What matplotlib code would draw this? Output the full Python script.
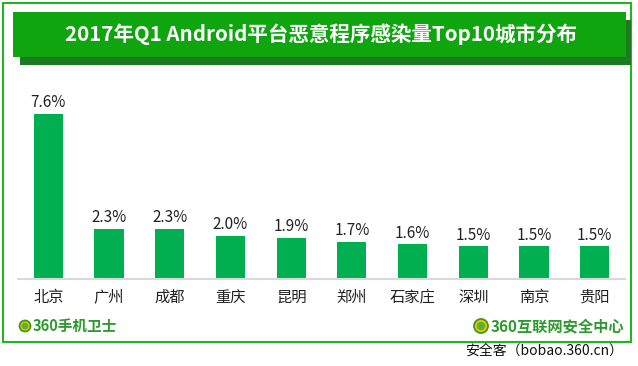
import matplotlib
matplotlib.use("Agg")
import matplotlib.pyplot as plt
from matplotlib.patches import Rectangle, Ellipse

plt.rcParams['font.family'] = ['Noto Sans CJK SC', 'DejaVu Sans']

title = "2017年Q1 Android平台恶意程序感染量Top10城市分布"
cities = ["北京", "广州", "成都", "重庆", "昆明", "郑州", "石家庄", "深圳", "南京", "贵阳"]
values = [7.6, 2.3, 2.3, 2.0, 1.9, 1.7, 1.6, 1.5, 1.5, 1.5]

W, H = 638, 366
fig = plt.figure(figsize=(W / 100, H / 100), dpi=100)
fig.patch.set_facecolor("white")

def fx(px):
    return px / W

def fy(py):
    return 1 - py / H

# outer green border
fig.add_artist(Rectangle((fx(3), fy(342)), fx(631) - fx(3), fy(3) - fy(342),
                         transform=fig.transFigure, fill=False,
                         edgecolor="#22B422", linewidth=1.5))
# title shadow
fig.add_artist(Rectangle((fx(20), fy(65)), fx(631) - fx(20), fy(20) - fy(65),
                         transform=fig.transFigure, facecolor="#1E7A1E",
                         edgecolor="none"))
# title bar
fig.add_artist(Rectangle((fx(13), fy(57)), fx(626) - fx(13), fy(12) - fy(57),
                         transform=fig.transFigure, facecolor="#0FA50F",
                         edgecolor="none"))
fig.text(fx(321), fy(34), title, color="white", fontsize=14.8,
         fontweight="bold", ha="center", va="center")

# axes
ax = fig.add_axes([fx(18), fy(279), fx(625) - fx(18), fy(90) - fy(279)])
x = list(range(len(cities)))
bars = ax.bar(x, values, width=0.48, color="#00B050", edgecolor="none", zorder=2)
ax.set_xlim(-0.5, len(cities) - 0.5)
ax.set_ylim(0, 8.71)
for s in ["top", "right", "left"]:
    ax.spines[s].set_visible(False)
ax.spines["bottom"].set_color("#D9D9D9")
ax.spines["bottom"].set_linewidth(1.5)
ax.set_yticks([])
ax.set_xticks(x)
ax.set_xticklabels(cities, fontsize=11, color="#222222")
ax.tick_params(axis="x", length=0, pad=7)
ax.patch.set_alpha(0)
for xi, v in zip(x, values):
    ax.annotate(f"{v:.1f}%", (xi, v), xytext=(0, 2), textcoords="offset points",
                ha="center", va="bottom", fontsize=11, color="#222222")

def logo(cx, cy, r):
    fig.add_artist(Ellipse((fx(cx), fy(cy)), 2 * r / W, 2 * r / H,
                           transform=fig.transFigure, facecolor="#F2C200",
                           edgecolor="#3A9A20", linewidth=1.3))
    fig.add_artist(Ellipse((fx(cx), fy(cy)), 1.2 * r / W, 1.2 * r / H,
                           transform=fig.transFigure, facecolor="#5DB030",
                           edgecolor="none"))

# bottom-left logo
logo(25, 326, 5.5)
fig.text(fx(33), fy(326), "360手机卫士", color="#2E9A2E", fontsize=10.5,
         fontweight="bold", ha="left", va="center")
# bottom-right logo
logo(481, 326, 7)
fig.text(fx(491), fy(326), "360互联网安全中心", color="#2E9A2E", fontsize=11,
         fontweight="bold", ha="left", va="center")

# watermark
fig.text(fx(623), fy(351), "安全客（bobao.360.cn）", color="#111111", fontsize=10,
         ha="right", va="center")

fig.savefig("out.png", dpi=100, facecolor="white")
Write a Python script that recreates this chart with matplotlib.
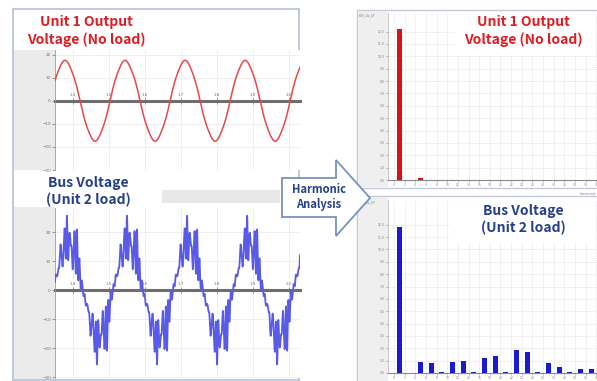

-*-*-

_Written instruction:_
Only lines belong in the copy: transcribe those from the start of the data through the line that contains "plt.rcParams['font.family'] = ['Noto", and skip the pictures.

_Solution to this problem:_
What matplotlib code would draw this? Output the full Python script.
import matplotlib
matplotlib.use("Agg")
import matplotlib.pyplot as plt
from matplotlib.patches import Rectangle, Ellipse

plt.rcParams['font.family'] = ['Noto Sans CJK SC', 'DejaVu Sans']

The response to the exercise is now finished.